Skip all pictures, then print the remaining material exactly.
--
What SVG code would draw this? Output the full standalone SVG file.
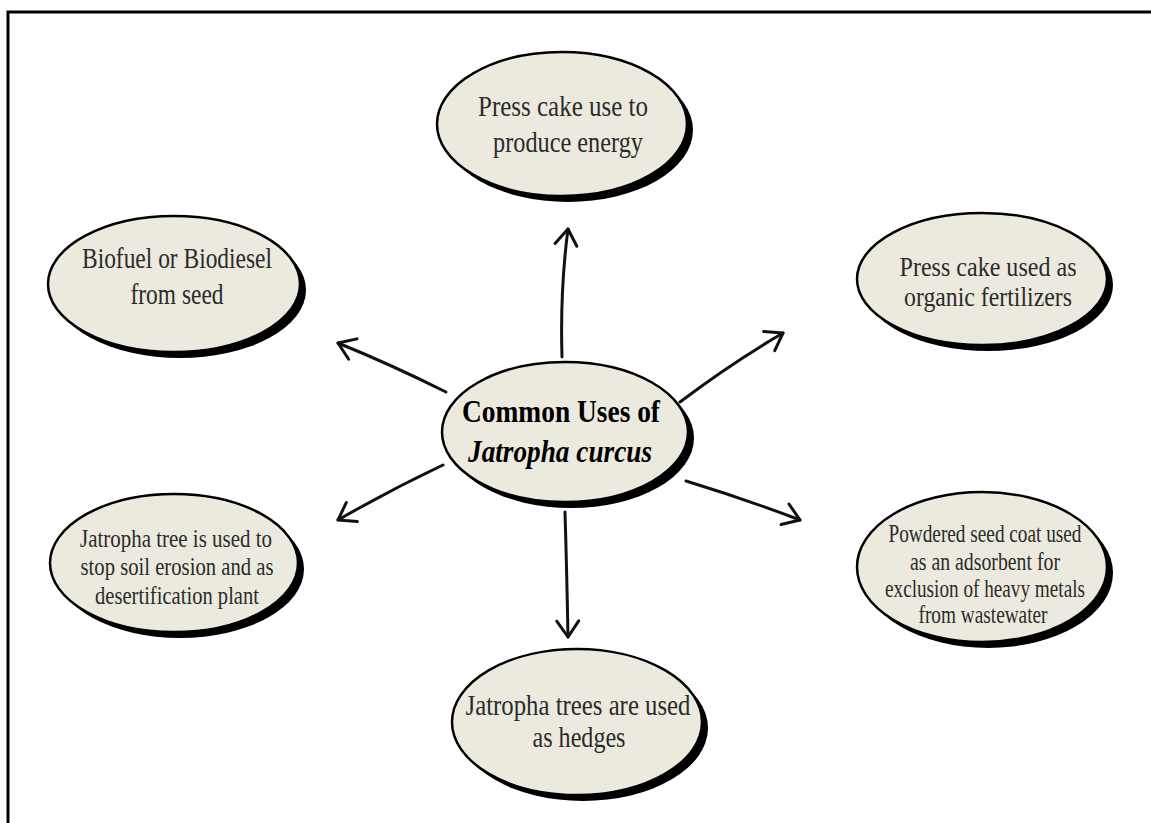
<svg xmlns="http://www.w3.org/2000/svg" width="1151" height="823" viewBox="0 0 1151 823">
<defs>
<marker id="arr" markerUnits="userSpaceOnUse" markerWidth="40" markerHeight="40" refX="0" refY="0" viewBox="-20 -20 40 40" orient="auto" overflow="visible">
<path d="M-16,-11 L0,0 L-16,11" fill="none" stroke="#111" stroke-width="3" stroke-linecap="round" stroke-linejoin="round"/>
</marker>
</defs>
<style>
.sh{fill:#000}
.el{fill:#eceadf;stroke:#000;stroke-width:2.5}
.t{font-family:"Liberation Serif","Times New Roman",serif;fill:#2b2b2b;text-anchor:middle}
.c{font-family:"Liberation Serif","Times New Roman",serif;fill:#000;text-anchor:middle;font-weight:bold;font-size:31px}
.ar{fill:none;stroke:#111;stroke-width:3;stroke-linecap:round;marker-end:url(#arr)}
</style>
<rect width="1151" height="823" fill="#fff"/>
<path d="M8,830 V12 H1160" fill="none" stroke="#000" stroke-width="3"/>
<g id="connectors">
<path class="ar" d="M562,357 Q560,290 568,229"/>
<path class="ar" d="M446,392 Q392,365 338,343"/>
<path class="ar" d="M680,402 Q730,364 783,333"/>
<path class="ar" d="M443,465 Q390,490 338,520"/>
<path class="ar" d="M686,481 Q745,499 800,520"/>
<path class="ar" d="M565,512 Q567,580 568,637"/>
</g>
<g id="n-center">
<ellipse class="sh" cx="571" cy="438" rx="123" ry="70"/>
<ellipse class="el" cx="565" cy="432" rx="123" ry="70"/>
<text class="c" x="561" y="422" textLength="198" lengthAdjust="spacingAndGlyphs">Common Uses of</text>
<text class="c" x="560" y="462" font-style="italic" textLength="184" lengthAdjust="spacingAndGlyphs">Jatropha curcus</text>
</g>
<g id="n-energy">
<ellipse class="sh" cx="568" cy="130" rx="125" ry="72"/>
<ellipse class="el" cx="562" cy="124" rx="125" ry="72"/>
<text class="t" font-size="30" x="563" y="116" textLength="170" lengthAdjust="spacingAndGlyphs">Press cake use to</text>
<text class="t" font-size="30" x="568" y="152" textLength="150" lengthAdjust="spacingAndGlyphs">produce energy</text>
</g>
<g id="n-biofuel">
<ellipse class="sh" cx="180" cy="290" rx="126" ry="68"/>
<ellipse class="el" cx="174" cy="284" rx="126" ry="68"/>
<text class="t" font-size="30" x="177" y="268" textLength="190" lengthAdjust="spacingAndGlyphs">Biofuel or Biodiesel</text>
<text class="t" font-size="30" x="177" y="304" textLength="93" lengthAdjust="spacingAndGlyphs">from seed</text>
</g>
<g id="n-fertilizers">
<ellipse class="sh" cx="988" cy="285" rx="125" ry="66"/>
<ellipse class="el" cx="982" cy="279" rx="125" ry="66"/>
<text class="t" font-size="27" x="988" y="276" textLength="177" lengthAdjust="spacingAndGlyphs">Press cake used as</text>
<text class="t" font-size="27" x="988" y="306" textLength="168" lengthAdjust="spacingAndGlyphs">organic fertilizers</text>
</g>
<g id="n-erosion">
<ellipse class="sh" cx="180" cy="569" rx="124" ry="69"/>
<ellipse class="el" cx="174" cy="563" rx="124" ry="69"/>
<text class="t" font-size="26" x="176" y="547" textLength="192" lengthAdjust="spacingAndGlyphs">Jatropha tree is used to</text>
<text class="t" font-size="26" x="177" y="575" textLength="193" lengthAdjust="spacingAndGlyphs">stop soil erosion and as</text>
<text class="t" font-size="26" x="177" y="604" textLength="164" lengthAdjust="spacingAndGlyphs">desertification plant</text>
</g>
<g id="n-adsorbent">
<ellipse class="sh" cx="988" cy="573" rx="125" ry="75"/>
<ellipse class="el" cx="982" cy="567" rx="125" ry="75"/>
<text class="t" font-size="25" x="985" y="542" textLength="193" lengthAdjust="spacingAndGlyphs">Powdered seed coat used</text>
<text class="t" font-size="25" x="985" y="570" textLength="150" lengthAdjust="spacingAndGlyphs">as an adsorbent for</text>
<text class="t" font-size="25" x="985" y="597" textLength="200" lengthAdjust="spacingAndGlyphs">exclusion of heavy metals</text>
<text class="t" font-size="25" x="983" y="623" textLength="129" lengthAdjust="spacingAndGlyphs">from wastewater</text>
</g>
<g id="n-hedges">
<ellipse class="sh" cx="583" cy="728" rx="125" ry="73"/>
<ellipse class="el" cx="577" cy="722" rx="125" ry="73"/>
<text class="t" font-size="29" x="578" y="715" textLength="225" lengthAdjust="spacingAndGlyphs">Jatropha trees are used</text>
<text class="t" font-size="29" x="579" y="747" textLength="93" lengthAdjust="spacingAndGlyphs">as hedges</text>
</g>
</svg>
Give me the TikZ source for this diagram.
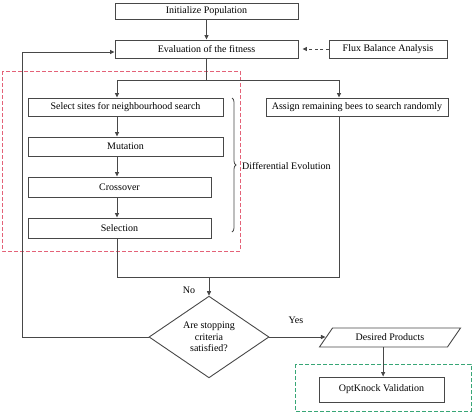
--
● WRITTEN ANSWER:
What SVG code would draw this? Output the full standalone SVG file.
<svg xmlns="http://www.w3.org/2000/svg" width="1151" height="823" viewBox="0 0 1151 823">
<defs>
<marker id="arr" markerUnits="userSpaceOnUse" markerWidth="40" markerHeight="40" refX="0" refY="0" viewBox="-20 -20 40 40" orient="auto" overflow="visible">
<path d="M-16,-11 L0,0 L-16,11" fill="none" stroke="#111" stroke-width="3" stroke-linecap="round" stroke-linejoin="round"/>
</marker>
</defs>
<style>
.sh{fill:#000}
.el{fill:#eceadf;stroke:#000;stroke-width:2.5}
.t{font-family:"Liberation Serif","Times New Roman",serif;fill:#2b2b2b;text-anchor:middle}
.c{font-family:"Liberation Serif","Times New Roman",serif;fill:#000;text-anchor:middle;font-weight:bold;font-size:31px}
.ar{fill:none;stroke:#111;stroke-width:3;stroke-linecap:round;marker-end:url(#arr)}
</style>
<rect width="1151" height="823" fill="#fff"/>
<path d="M8,830 V12 H1160" fill="none" stroke="#000" stroke-width="3"/>
<g id="connectors">
<path class="ar" d="M562,357 Q560,290 568,229"/>
<path class="ar" d="M446,392 Q392,365 338,343"/>
<path class="ar" d="M680,402 Q730,364 783,333"/>
<path class="ar" d="M443,465 Q390,490 338,520"/>
<path class="ar" d="M686,481 Q745,499 800,520"/>
<path class="ar" d="M565,512 Q567,580 568,637"/>
</g>
<g id="n-center">
<ellipse class="sh" cx="571" cy="438" rx="123" ry="70"/>
<ellipse class="el" cx="565" cy="432" rx="123" ry="70"/>
<text class="c" x="561" y="422" textLength="198" lengthAdjust="spacingAndGlyphs">Common Uses of</text>
<text class="c" x="560" y="462" font-style="italic" textLength="184" lengthAdjust="spacingAndGlyphs">Jatropha curcus</text>
</g>
<g id="n-energy">
<ellipse class="sh" cx="568" cy="130" rx="125" ry="72"/>
<ellipse class="el" cx="562" cy="124" rx="125" ry="72"/>
<text class="t" font-size="30" x="563" y="116" textLength="170" lengthAdjust="spacingAndGlyphs">Press cake use to</text>
<text class="t" font-size="30" x="568" y="152" textLength="150" lengthAdjust="spacingAndGlyphs">produce energy</text>
</g>
<g id="n-biofuel">
<ellipse class="sh" cx="180" cy="290" rx="126" ry="68"/>
<ellipse class="el" cx="174" cy="284" rx="126" ry="68"/>
<text class="t" font-size="30" x="177" y="268" textLength="190" lengthAdjust="spacingAndGlyphs">Biofuel or Biodiesel</text>
<text class="t" font-size="30" x="177" y="304" textLength="93" lengthAdjust="spacingAndGlyphs">from seed</text>
</g>
<g id="n-fertilizers">
<ellipse class="sh" cx="988" cy="285" rx="125" ry="66"/>
<ellipse class="el" cx="982" cy="279" rx="125" ry="66"/>
<text class="t" font-size="27" x="988" y="276" textLength="177" lengthAdjust="spacingAndGlyphs">Press cake used as</text>
<text class="t" font-size="27" x="988" y="306" textLength="168" lengthAdjust="spacingAndGlyphs">organic fertilizers</text>
</g>
<g id="n-erosion">
<ellipse class="sh" cx="180" cy="569" rx="124" ry="69"/>
<ellipse class="el" cx="174" cy="563" rx="124" ry="69"/>
<text class="t" font-size="26" x="176" y="547" textLength="192" lengthAdjust="spacingAndGlyphs">Jatropha tree is used to</text>
<text class="t" font-size="26" x="177" y="575" textLength="193" lengthAdjust="spacingAndGlyphs">stop soil erosion and as</text>
<text class="t" font-size="26" x="177" y="604" textLength="164" lengthAdjust="spacingAndGlyphs">desertification plant</text>
</g>
<g id="n-adsorbent">
<ellipse class="sh" cx="988" cy="573" rx="125" ry="75"/>
<ellipse class="el" cx="982" cy="567" rx="125" ry="75"/>
<text class="t" font-size="25" x="985" y="542" textLength="193" lengthAdjust="spacingAndGlyphs">Powdered seed coat used</text>
<text class="t" font-size="25" x="985" y="570" textLength="150" lengthAdjust="spacingAndGlyphs">as an adsorbent for</text>
<text class="t" font-size="25" x="985" y="597" textLength="200" lengthAdjust="spacingAndGlyphs">exclusion of heavy metals</text>
<text class="t" font-size="25" x="983" y="623" textLength="129" lengthAdjust="spacingAndGlyphs">from wastewater</text>
</g>
<g id="n-hedges">
<ellipse class="sh" cx="583" cy="728" rx="125" ry="73"/>
<ellipse class="el" cx="577" cy="722" rx="125" ry="73"/>
<text class="t" font-size="29" x="578" y="715" textLength="225" lengthAdjust="spacingAndGlyphs">Jatropha trees are used</text>
<text class="t" font-size="29" x="579" y="747" textLength="93" lengthAdjust="spacingAndGlyphs">as hedges</text>
</g>
</svg>
Give me the TikZ source for this diagram.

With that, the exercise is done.